Possível sucursal da Imprensa Nacional no Porto.

  • Referência
    «Reclamações dos que trabalham — A sucursal no Porto da Imprensa Nacional», O Mundo, n.º 4470, de 18 de fevereiro de 1913, p. 3.
Assunto

Segunda entrevista ao deputado Ângelo Vaz sobre a eventual criação de uma sucursal da Imprensa Nacional no Porto.

Ficha

«Por determinação do Sr. ministro do interior, foi ao Porto o administrador da Imprensa Nacional de Lisboa proceder a um inquérito sobre a situação da classe gráfica daquela cidade, a pior possível, que a obriga a reclamar o estabelecimento ali de uma sucursal da Imprensa Nacional como meio único de pôr termo à dificultosa crise que vem atravessando. Sabe-se quanto os interesses dos humildes devem merecer da República particular desvelo. Sobre a justiça da reclamação dos gráficos do norte, razões que lhes assistem e possibilidade de pôr em breve realizável o projeto da ambicionada sucursal, já em duas entrevistas com quem esta subscreve se pronunciou na Pátria o administrador da Imprensa Nacional, guardadas todas as reservas que o cargo público que desempenha lhe ditava. Responde agora ao nosso inquérito sobre o momentoso assunto o ilustre deputado Dr. Ângelo Vaz […].
[…] — E os industriais?
— A atitude dos industriais era de prever. Em nada nos deve surpreender. É ditada por um interesse de classe um tanto estreito e egoístico mas… é humano. Compreende que a maior parte deles, embora, sob o ponto de vista político, não repilam e até aceitem e partilhem os princípios mais avançados, sob o ponto de vista económico, ainda estão com a doutrina da escola liberal do laissez faire, laissez passer. Julgam que no jogo cego das simples forças económicas entregues a si mesmas está a solução da maior parte das questões sociais. E relativamente à organização do trabalho ainda estão com o espírito fortemente impregnado da ideia de que a melhor fórmula é a monárquica. O atelier, a oficina, a fábrica não devem ser mais que uma monarquia em que o patrão impera, soberanamente quase sempre, despoticamente por vezes. E quão longe estamos ainda em Portugal de ver aceites e aplicados […] o desejo dos industriais […] será naturalmente que o Estado lhes conceda o fornecimento dos seus impressos. Tenho a arreigada convicção de que tal não sucederá. Podem algumas das instalações tipográficas estar muito bem montadas e a execução dos trabalhos ser perfeita, mas isso não é razão para que o Estado se deixe levar nos seus interesses não defendendo também os interesses do operariado.
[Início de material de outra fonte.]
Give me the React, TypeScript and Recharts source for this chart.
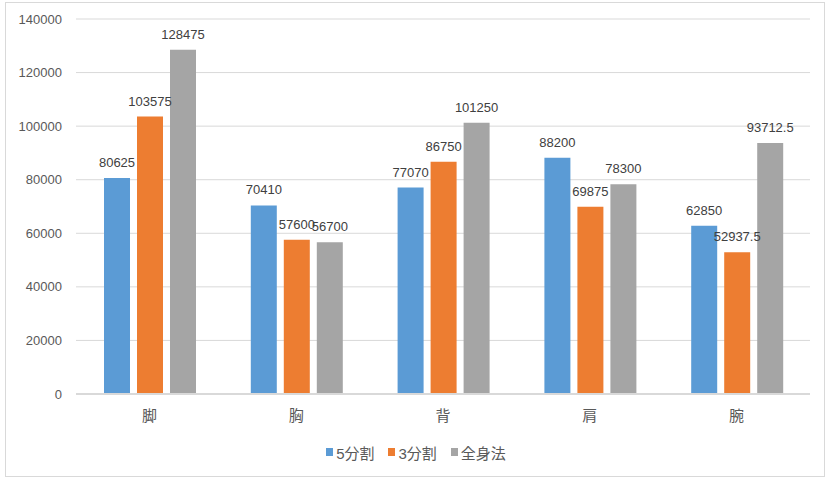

— Quanto aos interesses da indústria? Serão acaso afetados?
— A sucursal da Imprensa Nacional no Porto não afetará em nada os interesses dos industriais. Não lhes fará concorrência porque nela só serão confecionados os impressos do Estado. […]
— Mas terão efetivamente os industriais algum argumento de valor contra a criação da sucursal da Imprensa Nacional reclamada para o Porto pelos seus operários?
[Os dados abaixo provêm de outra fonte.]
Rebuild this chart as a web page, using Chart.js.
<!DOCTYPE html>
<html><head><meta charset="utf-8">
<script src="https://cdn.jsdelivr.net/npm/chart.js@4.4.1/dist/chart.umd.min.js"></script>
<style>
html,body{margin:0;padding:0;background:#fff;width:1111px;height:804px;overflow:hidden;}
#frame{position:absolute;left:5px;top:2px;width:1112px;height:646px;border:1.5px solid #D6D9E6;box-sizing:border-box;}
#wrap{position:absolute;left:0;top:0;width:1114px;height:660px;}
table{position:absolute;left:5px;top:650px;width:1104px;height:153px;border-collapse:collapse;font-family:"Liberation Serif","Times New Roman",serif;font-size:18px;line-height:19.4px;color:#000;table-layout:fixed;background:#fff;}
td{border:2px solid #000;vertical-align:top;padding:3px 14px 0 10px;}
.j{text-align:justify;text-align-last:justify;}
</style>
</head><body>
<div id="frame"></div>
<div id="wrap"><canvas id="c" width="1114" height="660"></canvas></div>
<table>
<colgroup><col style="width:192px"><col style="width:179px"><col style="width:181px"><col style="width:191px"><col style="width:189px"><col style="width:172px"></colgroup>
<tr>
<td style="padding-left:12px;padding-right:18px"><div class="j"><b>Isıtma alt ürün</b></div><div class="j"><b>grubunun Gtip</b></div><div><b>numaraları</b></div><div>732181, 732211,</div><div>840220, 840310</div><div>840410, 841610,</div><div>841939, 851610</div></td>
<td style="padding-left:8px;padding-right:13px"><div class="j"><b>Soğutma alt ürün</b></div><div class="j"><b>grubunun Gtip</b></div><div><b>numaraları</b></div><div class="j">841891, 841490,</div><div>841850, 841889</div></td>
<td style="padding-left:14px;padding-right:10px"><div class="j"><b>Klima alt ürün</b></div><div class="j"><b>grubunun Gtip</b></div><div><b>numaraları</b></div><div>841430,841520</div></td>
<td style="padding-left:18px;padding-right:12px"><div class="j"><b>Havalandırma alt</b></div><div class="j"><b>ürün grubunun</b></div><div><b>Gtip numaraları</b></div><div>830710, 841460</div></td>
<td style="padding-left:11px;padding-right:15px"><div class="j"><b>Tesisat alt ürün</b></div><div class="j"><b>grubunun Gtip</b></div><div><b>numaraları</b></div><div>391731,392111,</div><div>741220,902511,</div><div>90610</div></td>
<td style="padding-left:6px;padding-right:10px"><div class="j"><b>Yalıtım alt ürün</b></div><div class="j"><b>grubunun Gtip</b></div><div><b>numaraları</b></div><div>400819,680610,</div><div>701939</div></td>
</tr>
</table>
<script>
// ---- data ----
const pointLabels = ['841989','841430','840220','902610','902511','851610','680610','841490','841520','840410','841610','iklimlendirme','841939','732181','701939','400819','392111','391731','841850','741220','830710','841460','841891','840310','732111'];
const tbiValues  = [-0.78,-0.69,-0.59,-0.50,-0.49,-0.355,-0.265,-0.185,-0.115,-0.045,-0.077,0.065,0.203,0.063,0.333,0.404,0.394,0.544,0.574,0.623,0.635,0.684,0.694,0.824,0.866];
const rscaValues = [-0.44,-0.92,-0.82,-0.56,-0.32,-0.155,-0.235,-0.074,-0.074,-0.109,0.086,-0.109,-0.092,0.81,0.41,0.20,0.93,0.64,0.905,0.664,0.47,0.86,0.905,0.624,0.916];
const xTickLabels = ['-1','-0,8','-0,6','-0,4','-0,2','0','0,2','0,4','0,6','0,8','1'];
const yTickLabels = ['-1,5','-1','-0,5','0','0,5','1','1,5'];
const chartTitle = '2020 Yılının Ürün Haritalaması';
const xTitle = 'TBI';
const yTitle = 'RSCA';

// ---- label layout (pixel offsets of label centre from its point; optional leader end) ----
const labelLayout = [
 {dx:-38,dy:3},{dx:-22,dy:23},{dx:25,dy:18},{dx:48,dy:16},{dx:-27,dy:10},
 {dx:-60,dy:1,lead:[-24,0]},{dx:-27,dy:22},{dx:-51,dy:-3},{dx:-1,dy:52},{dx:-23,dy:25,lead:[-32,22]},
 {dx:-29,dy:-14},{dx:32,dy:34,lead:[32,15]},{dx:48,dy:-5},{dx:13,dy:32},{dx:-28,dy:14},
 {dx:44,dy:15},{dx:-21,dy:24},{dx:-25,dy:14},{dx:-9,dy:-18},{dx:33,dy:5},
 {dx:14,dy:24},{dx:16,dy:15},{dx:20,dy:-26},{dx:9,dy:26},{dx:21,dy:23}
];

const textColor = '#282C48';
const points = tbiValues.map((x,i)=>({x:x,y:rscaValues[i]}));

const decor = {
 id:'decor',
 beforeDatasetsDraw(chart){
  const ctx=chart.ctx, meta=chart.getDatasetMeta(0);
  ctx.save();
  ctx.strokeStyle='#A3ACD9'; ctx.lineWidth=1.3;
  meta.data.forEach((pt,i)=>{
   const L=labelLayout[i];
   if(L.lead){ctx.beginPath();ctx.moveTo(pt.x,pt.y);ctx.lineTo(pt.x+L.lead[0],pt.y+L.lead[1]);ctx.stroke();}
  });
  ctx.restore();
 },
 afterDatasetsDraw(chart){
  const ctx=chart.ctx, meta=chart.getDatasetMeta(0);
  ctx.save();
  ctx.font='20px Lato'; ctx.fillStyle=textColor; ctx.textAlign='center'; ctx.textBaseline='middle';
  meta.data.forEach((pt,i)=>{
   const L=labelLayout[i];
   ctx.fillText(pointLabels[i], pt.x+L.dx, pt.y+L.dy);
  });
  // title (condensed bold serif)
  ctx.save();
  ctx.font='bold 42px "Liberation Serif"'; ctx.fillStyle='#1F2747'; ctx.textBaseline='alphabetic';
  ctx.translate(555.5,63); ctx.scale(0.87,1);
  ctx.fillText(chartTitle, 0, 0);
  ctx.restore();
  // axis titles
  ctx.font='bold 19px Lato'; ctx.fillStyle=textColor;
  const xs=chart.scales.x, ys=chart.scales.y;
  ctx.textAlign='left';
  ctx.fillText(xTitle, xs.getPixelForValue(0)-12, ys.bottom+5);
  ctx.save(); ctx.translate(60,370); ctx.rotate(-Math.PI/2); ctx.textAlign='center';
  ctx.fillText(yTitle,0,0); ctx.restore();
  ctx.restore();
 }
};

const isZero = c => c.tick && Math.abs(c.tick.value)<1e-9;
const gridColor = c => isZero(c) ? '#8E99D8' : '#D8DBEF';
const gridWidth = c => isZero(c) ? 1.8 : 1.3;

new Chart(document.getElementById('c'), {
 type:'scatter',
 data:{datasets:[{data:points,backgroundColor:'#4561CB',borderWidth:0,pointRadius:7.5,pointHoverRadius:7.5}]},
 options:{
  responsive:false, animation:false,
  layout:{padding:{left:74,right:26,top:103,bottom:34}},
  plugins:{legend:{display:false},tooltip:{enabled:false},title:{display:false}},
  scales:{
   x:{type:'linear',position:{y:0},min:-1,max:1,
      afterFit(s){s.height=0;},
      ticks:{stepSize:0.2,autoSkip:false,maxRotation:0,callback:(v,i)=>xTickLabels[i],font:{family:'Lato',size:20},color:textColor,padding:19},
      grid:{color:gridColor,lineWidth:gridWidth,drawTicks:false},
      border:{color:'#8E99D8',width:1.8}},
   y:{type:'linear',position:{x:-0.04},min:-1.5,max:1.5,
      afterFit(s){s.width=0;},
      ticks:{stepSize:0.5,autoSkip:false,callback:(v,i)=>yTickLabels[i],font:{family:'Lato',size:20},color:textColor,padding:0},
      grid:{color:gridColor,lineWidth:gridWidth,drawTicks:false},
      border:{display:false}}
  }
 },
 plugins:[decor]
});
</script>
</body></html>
— A meu ver só têm um. É que desde que esse melhoramento seja um facto, determinará uma elevação de salários, beneficiando sensivelmente a vida económica dos gráficos portugueses. Eis o ponto nodal da questão. Não só os operários que fossem empregados nas oficinas do Estado veriam mais bem retribuída a sua atividade, mas os mesmos que ficarem na indústria particular experimentarão a benéfica influência da ascensão no preço da mão de obra tipográfica. A sucursal desempenhará como que uma função reguladora dos salários, impedindo que eles desçam a importâncias irrisórias, verdadeiramente aflitivas como atualmente.
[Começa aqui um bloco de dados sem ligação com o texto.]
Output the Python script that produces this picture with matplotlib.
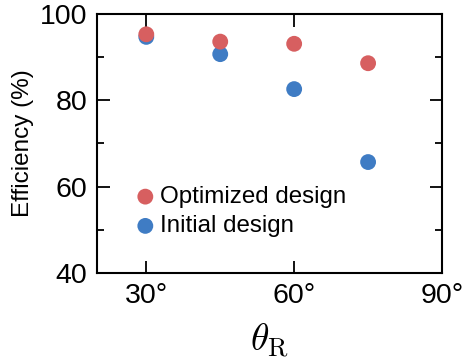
import matplotlib
matplotlib.use('Agg')
import matplotlib.pyplot as plt
from matplotlib.ticker import MultipleLocator

plt.rcParams['font.family'] = ['Liberation Sans', 'DejaVu Sans']
plt.rcParams['mathtext.fontset'] = 'cm'

angles = [30, 45, 60, 75]
optimized = [95.3, 93.6, 93.1, 88.6]
initial = [94.7, 90.7, 82.6, 65.7]
xticks = [30, 60, 90]
xticklabels = ['30°', '60°', '90°']
yticks = [40, 60, 80, 100]

fig = plt.figure(figsize=(4.65, 3.61), dpi=100)
ax = fig.add_axes([0.2086, 0.2438, 0.742, 0.7174])

ax.scatter(angles, initial, s=130, color='#3f7cc4', edgecolors='none', label='Initial design', zorder=3)
ax.scatter(angles, optimized, s=130, color='#d75f60', edgecolors='none', label='Optimized design', zorder=4)

ax.set_xlim(20, 90)
ax.set_ylim(40, 100)
ax.set_xticks(xticks)
ax.set_xticklabels(xticklabels)
ax.set_yticks(yticks)
ax.yaxis.set_minor_locator(MultipleLocator(10))
ax.tick_params(which='both', direction='in', top=True, right=True, width=1.3, labelsize=20.5, pad=7)
ax.tick_params(which='major', length=9)
ax.tick_params(which='minor', length=5)
for sp in ax.spines.values():
    sp.set_linewidth(1.5)

ax.set_ylabel('Efficiency (%)', fontsize=17.5, labelpad=4)
ax.set_xlabel(r'$\theta_{\mathrm{R}}$', fontsize=27, labelpad=9)

h, l = ax.get_legend_handles_labels()
ax.legend(h[::-1], l[::-1], frameon=False, loc='center left', bbox_to_anchor=(0.07, 0.237),
          fontsize=17.4, handletextpad=0.0, handlelength=1.2, labelspacing=0.3, borderaxespad=0)

fig.savefig('out.png', dpi=100)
[…] — Diga-me ainda: se no calor da argumentação contra a realização desta obra de justiça surgir o velho argumento de que as administrações feitas pelo Estado dão sempre péssimos resultados?
— Estudem-se as verdadeiras causas desses maus resultados da administração. Remodelem-se os serviços, dê-se-lhes uma grande autonomia, impondo aos seus corpos diretores as máximas responsabilidades, e verão como o princípio de administração de empresas pelo Estado nada tem com as consequências atuais originadas em circunstâncias a que é alheio o próprio princípio. Creio ser esta mesma a orientação do nosso amigo Luís Derouet e a do governo sobre a Imprensa Nacional. Julgo que dentro em breve será presente ao parlamento uma proposta de lei remodelando os serviços da Imprensa e incluindo, é claro, a sucursal do Porto. É preciso desconhecer por completo os factos que se estão dando lá fora no domínio da economia pública, isto é, nos serviços económicos geridos pelas coletividades públicas (Estados, municípios, etc.) para combater a intervenção destas mesmas coletividades na organização da vida económica do nosso país […].»